**WORK TO DO**. Repeat every line exactly, keeping the pictures out of the copy.

**COLLECTED MATERIAL**.
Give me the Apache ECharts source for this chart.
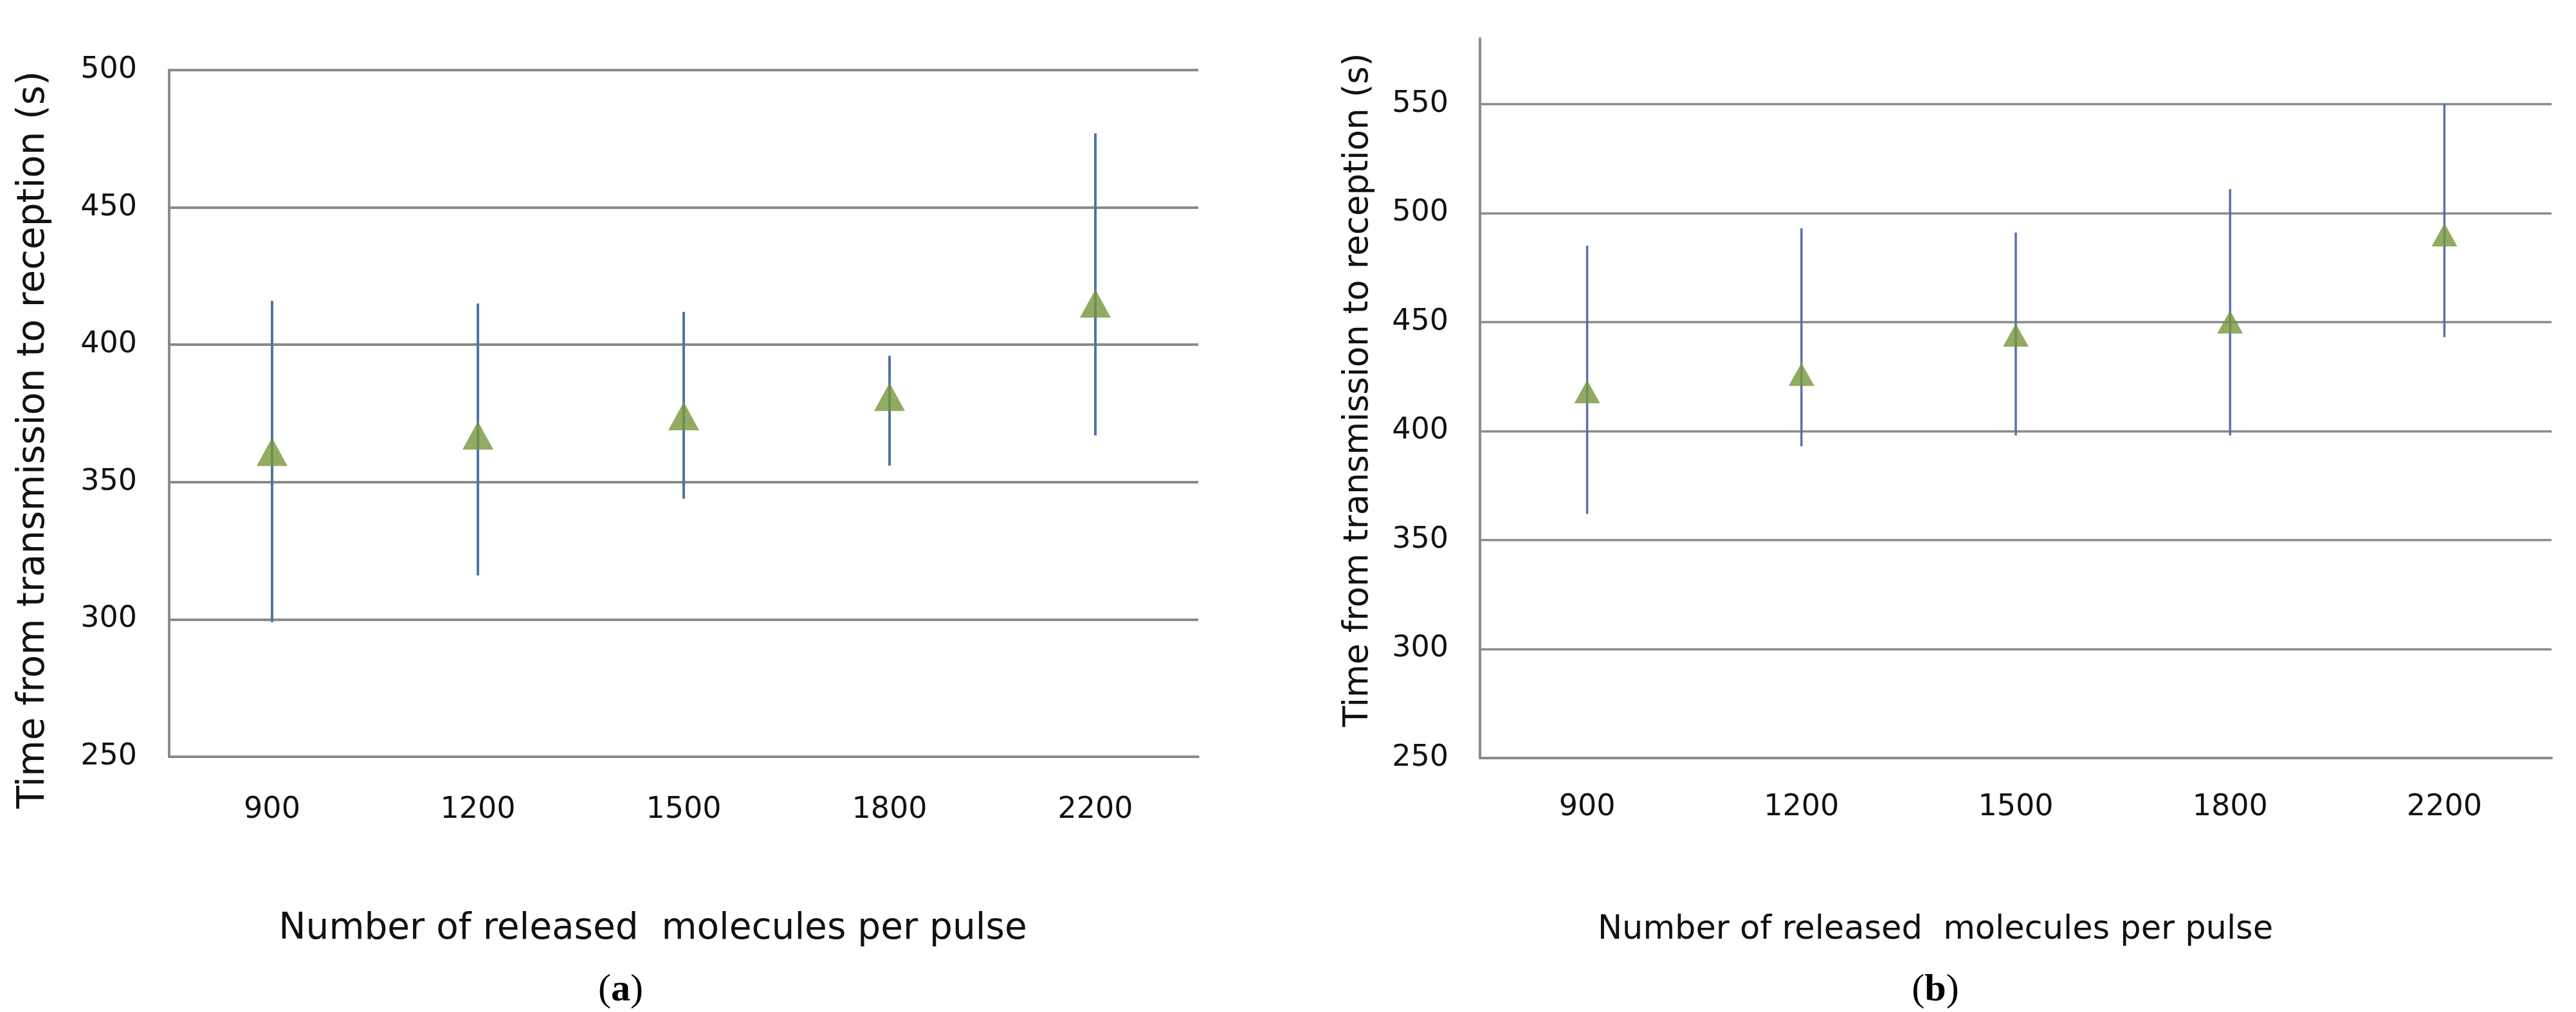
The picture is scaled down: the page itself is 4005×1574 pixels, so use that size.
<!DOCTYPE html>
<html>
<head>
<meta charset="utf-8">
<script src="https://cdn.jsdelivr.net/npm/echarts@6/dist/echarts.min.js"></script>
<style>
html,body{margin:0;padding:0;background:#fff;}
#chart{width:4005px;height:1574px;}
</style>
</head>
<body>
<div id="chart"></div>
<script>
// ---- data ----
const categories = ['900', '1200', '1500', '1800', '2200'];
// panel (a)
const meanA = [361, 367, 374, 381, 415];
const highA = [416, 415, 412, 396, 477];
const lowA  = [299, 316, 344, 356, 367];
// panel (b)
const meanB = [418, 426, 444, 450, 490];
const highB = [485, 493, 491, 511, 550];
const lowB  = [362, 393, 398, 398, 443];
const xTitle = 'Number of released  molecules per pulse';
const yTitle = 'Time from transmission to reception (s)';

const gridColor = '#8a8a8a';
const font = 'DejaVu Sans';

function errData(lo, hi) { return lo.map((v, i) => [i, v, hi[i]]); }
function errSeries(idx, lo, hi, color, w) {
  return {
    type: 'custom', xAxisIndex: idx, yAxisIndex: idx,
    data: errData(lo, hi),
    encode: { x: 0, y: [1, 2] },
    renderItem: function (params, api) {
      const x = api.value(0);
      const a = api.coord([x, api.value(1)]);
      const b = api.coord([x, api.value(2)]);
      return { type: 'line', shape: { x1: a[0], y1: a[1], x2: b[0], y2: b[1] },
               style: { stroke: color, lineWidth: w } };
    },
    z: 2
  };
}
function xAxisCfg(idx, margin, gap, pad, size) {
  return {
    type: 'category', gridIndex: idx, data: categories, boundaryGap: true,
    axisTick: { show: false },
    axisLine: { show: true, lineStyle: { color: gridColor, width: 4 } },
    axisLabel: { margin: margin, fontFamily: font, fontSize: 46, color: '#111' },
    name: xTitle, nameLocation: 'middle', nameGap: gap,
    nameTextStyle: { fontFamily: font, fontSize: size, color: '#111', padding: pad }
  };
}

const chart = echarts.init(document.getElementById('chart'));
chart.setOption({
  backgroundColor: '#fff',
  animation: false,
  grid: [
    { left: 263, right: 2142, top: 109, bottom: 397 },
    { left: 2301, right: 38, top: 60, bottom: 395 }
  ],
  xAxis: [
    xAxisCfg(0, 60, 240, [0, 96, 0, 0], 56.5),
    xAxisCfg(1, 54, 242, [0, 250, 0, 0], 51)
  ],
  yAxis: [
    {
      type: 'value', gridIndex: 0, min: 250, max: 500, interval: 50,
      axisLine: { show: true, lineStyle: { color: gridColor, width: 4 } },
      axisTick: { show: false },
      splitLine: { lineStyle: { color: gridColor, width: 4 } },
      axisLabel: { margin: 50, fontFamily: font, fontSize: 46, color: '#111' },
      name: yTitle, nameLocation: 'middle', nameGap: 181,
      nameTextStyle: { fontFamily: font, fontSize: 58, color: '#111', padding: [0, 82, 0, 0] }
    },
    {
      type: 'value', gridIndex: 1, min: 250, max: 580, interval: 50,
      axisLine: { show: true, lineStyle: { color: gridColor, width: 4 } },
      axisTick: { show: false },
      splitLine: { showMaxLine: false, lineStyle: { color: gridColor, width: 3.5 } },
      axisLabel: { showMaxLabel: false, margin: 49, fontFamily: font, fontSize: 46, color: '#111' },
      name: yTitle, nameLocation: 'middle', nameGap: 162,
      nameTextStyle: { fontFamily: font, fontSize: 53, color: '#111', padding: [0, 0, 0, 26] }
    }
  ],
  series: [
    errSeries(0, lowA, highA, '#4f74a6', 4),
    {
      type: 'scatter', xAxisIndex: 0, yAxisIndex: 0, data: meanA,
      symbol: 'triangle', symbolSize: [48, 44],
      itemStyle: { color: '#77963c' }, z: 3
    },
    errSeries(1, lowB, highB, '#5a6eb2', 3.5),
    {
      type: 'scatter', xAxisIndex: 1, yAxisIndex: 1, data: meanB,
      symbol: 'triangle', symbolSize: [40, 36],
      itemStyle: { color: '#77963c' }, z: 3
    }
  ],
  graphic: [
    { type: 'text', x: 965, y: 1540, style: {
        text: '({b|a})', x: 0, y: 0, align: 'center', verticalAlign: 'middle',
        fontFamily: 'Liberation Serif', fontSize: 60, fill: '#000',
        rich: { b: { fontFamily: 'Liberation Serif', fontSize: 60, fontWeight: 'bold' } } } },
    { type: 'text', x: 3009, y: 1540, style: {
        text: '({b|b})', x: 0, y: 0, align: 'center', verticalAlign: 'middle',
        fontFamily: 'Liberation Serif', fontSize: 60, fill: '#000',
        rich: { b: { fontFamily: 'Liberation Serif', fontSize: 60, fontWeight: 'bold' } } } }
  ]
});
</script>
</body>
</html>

**RESULT OF THIS TASK**.
Give me the Apache ECharts source for this chart.
The picture is scaled down: the page itself is 4005×1574 pixels, so use that size.
<!DOCTYPE html>
<html>
<head>
<meta charset="utf-8">
<script src="https://cdn.jsdelivr.net/npm/echarts@6/dist/echarts.min.js"></script>
<style>
html,body{margin:0;padding:0;background:#fff;}
#chart{width:4005px;height:1574px;}
</style>
</head>
<body>
<div id="chart"></div>
<script>
// ---- data ----
const categories = ['900', '1200', '1500', '1800', '2200'];
// panel (a)
const meanA = [361, 367, 374, 381, 415];
const highA = [416, 415, 412, 396, 477];
const lowA  = [299, 316, 344, 356, 367];
// panel (b)
const meanB = [418, 426, 444, 450, 490];
const highB = [485, 493, 491, 511, 550];
const lowB  = [362, 393, 398, 398, 443];
const xTitle = 'Number of released  molecules per pulse';
const yTitle = 'Time from transmission to reception (s)';

const gridColor = '#8a8a8a';
const font = 'DejaVu Sans';

function errData(lo, hi) { return lo.map((v, i) => [i, v, hi[i]]); }
function errSeries(idx, lo, hi, color, w) {
  return {
    type: 'custom', xAxisIndex: idx, yAxisIndex: idx,
    data: errData(lo, hi),
    encode: { x: 0, y: [1, 2] },
    renderItem: function (params, api) {
      const x = api.value(0);
      const a = api.coord([x, api.value(1)]);
      const b = api.coord([x, api.value(2)]);
      return { type: 'line', shape: { x1: a[0], y1: a[1], x2: b[0], y2: b[1] },
               style: { stroke: color, lineWidth: w } };
    },
    z: 2
  };
}
function xAxisCfg(idx, margin, gap, pad, size) {
  return {
    type: 'category', gridIndex: idx, data: categories, boundaryGap: true,
    axisTick: { show: false },
    axisLine: { show: true, lineStyle: { color: gridColor, width: 4 } },
    axisLabel: { margin: margin, fontFamily: font, fontSize: 46, color: '#111' },
    name: xTitle, nameLocation: 'middle', nameGap: gap,
    nameTextStyle: { fontFamily: font, fontSize: size, color: '#111', padding: pad }
  };
}

const chart = echarts.init(document.getElementById('chart'));
chart.setOption({
  backgroundColor: '#fff',
  animation: false,
  grid: [
    { left: 263, right: 2142, top: 109, bottom: 397 },
    { left: 2301, right: 38, top: 60, bottom: 395 }
  ],
  xAxis: [
    xAxisCfg(0, 60, 240, [0, 96, 0, 0], 56.5),
    xAxisCfg(1, 54, 242, [0, 250, 0, 0], 51)
  ],
  yAxis: [
    {
      type: 'value', gridIndex: 0, min: 250, max: 500, interval: 50,
      axisLine: { show: true, lineStyle: { color: gridColor, width: 4 } },
      axisTick: { show: false },
      splitLine: { lineStyle: { color: gridColor, width: 4 } },
      axisLabel: { margin: 50, fontFamily: font, fontSize: 46, color: '#111' },
      name: yTitle, nameLocation: 'middle', nameGap: 181,
      nameTextStyle: { fontFamily: font, fontSize: 58, color: '#111', padding: [0, 82, 0, 0] }
    },
    {
      type: 'value', gridIndex: 1, min: 250, max: 580, interval: 50,
      axisLine: { show: true, lineStyle: { color: gridColor, width: 4 } },
      axisTick: { show: false },
      splitLine: { showMaxLine: false, lineStyle: { color: gridColor, width: 3.5 } },
      axisLabel: { showMaxLabel: false, margin: 49, fontFamily: font, fontSize: 46, color: '#111' },
      name: yTitle, nameLocation: 'middle', nameGap: 162,
      nameTextStyle: { fontFamily: font, fontSize: 53, color: '#111', padding: [0, 0, 0, 26] }
    }
  ],
  series: [
    errSeries(0, lowA, highA, '#4f74a6', 4),
    {
      type: 'scatter', xAxisIndex: 0, yAxisIndex: 0, data: meanA,
      symbol: 'triangle', symbolSize: [48, 44],
      itemStyle: { color: '#77963c' }, z: 3
    },
    errSeries(1, lowB, highB, '#5a6eb2', 3.5),
    {
      type: 'scatter', xAxisIndex: 1, yAxisIndex: 1, data: meanB,
      symbol: 'triangle', symbolSize: [40, 36],
      itemStyle: { color: '#77963c' }, z: 3
    }
  ],
  graphic: [
    { type: 'text', x: 965, y: 1540, style: {
        text: '({b|a})', x: 0, y: 0, align: 'center', verticalAlign: 'middle',
        fontFamily: 'Liberation Serif', fontSize: 60, fill: '#000',
        rich: { b: { fontFamily: 'Liberation Serif', fontSize: 60, fontWeight: 'bold' } } } },
    { type: 'text', x: 3009, y: 1540, style: {
        text: '({b|b})', x: 0, y: 0, align: 'center', verticalAlign: 'middle',
        fontFamily: 'Liberation Serif', fontSize: 60, fill: '#000',
        rich: { b: { fontFamily: 'Liberation Serif', fontSize: 60, fontWeight: 'bold' } } } }
  ]
});
</script>
</body>
</html>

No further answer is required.